When Nika Turbina was 4 years old, looking out into the night from her home in Yalta, she astonished her mother by intoning: ”Crimson moon, crimson moon, look in through the dark window at me. The room is black. The corners are black. Black houses. And black – I myself.”

Four years and many poems later, she recited some of her work for the poet Yevgeny Yevtushenko. ”Only poets can read like that,” he recalls thinking, in an introduction to ”First Draft,” a book of poems Miss Turbina wrote between the ages of 5 and 8.

Now, a month shy of her 13th birthday, Miss Turbina is visiting New York and Boston for a week to read her poems and promote the book. A bilingual edition with English translations by Antonina W. Bouis and Elaine Feinstein is scheduled for publication here in January by Marion Boyars. ‘It’s Not Easy, Reading Poetry’

”You know, it’s not easy, reading poetry,” Miss Turbina remarked during a break last Sunday in a conference on translation at Barnard College. With her grandmother at hand and Ms. Bouis acting as interpreter, she said: ”It takes a lot of energy and strength. When I read a poem I re-feel all the emotion that went into it; every word evokes the pain as when I wrote it.”

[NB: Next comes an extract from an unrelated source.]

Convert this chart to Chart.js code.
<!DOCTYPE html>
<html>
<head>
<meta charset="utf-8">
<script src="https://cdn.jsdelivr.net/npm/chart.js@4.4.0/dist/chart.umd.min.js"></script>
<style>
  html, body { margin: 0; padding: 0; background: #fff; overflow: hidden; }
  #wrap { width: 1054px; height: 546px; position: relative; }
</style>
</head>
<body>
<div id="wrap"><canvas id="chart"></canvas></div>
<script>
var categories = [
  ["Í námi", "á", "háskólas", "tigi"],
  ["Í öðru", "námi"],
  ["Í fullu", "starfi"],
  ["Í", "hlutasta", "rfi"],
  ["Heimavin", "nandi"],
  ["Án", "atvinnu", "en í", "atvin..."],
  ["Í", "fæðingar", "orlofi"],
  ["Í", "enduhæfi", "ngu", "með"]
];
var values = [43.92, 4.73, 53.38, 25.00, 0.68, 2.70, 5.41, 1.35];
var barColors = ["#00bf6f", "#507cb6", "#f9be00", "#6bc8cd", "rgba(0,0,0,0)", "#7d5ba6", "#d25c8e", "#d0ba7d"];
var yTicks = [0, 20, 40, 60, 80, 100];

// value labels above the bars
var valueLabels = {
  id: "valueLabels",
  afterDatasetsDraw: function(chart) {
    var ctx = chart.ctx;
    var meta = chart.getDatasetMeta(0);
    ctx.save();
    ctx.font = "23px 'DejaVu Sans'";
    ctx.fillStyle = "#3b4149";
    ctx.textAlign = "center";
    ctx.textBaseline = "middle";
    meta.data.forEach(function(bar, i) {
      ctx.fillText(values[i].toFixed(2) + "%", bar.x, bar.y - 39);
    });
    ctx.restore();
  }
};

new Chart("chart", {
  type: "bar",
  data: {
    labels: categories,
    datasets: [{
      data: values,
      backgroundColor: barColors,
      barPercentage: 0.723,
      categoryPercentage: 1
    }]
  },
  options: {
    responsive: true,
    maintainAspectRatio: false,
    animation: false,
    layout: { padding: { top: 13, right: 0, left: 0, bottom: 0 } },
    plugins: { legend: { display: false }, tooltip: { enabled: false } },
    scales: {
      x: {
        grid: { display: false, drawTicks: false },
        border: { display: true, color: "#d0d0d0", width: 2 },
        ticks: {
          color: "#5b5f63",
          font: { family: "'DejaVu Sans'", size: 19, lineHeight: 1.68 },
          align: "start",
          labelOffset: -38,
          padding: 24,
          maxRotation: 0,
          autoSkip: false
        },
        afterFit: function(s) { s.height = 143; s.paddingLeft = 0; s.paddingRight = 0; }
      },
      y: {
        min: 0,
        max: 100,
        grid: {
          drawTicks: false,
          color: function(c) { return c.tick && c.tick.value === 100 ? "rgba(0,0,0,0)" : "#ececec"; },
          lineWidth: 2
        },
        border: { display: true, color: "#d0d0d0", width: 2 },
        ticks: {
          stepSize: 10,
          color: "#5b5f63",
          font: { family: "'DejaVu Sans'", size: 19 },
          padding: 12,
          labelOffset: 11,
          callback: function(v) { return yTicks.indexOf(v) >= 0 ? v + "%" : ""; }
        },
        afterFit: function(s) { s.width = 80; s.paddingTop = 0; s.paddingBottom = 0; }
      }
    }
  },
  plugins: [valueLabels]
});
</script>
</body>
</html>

The young poet, who will give a free reading today at 7:30 P.M. at the Queens College student union building (Long Island Expressway and Kissena Boulevard in Flushing), declaims in the traditional Russian style: dramatic and emotional.

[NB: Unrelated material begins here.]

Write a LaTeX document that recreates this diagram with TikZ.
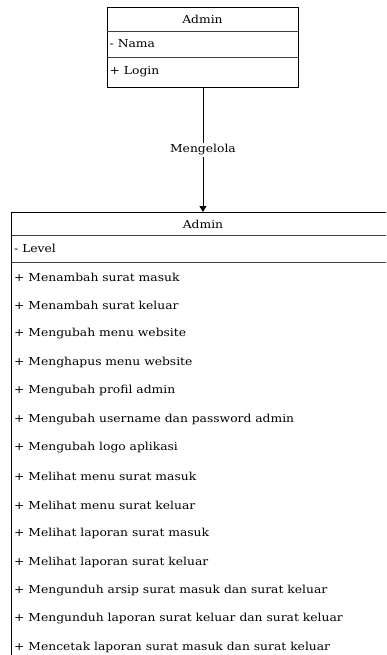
\documentclass[tikz,border=0pt]{standalone}
\usepackage{fontspec}
\setmainfont{DejaVu Serif}[FakeStretch=1.12]
\usetikzlibrary{arrows.meta}
\tikzset{
  classbox/.style={draw=black, line width=0.9pt, rectangle, inner sep=0pt, anchor=north west},
  divider/.style={draw=black!75, line width=0.9pt},
  member/.style={anchor=west, inner sep=0pt, font=\fontsize{11}{13}\selectfont},
  title/.style={anchor=center, inner sep=0pt, font=\fontsize{11}{13}\selectfont},
  assoc/.style={draw=black, line width=0.9pt, -{Triangle[length=6pt,width=7pt]}},
  assoclabel/.style={fill=white, inner sep=1.5pt, font=\fontsize{11}{13}\selectfont}
}
\begin{document}
\begin{tikzpicture}[x=1pt,y=-1pt]
\useasboundingbox (0,0) rectangle (386,655);
\begin{scope}
\clip (0,0) rectangle (386,655);
% top class
\node[classbox, minimum width=191pt, minimum height=80pt] (top) at (107,7) {};
\draw[divider] (107,31) -- (298,31);
\draw[divider] (107,57) -- (298,57);
\node[title] (topname) at (202.5,19) {Admin};
\node[member] (nama) at (109.5,44) {- Nama};
\node[member] (login) at (109.5,72) {+ Login};
% bottom class
\node[classbox, minimum width=384pt, minimum height=470pt] (big) at (11,212) {};
\draw[divider] (11,235) -- (395,235);
\draw[divider] (11,262) -- (395,262);
\node[title] (bigname) at (203,224) {Admin};
\node[member] (level) at (14,248) {- Level};
\foreach \t [count=\i from 0] in {
  Menambah surat masuk,
  Menambah surat keluar,
  Mengubah menu website,
  Menghapus menu website,
  Mengubah profil admin,
  Mengubah username dan password admin,
  Mengubah logo aplikasi,
  Melihat menu surat masuk,
  Melihat menu surat keluar,
  Melihat laporan surat masuk,
  Melihat laporan surat keluar,
  Mengunduh arsip surat masuk dan surat keluar,
  Mengunduh laporan surat keluar dan surat keluar,
  Mencetak laporan surat masuk dan surat keluar}
  \node[member] (m\i) at (14,{277+28.5*\i}) {+ \t};
\end{scope}
% association
\draw[assoc] (top.south) -- node[assoclabel] (lbl) {Mengelola} (top.south |- big.north);
\end{tikzpicture}
\end{document}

At a Barnard lectern, wearing jeans and a sweater, a slim figure with light brown hair, she recited from memory in a resonant voice that sounded at times on the edge of a sob. It would rise in a crescendo and fall, rise and fall, then, typically, conclude with her head slightly lowered, a nod for each of the last three, separated, words.

According to her grandmother, Lyudmila Karpova, Miss Turbina’s ”crimson moon” and other early utterances alarmed the family at first. ”We thought the child was sick,” she recalled during a workshop at Barnard. ”There were nights when Nika didn’t sleep all night. She said she was ‘listening to the sounds of nature.’ ”

When she was 8, her verse was printed in a magazine, Komsomolskaya Pravda. That year, 1983, she wrote: How often I catch sidelong glances and sharp words hurt me like arrows I implore you – listen!You must not destroy the shortlived childlike dreams in me. My day is so small, and I want kindness so much for everyone even those who aim at me.

Miss Turbina, an only child, was often sickly, suffering from bronchial asthma and diabetes. She read Russian poetry and literature avidly, encouraged by her mother, a decorative artist who is divorced, and her grandmother, a retired administrator for the Soviet Government’s tourist agency. #30,000 Recordings Sold Asked the other day if she expected to make poetry her profession, Miss Turbina replied: ”Only time will tell. I have to do a lot of work and I have to live. I can’t live for myself, yet I catch myself living for myself.” Is that so bad? ”If you live only for yourself,” she said, ”life would not be worth living.”

Some 30,000 recordings of her poetry readings have been sold in the Soviet Union, and two years ago she went to Italy to receive the Golden Lion of Venice Award for ”First Draft.” How has all the stir affected her?

”Everyone likes when people are attentive to them,” she said. ”I’m not alone in that, I’m sure. But the most important thing is how I behave and what kind of person I am, if I’m interesting to speak to.” Her school friends, she said, pay no attention to the fuss. ”I’m just an ordinary kid,” she said with a smile.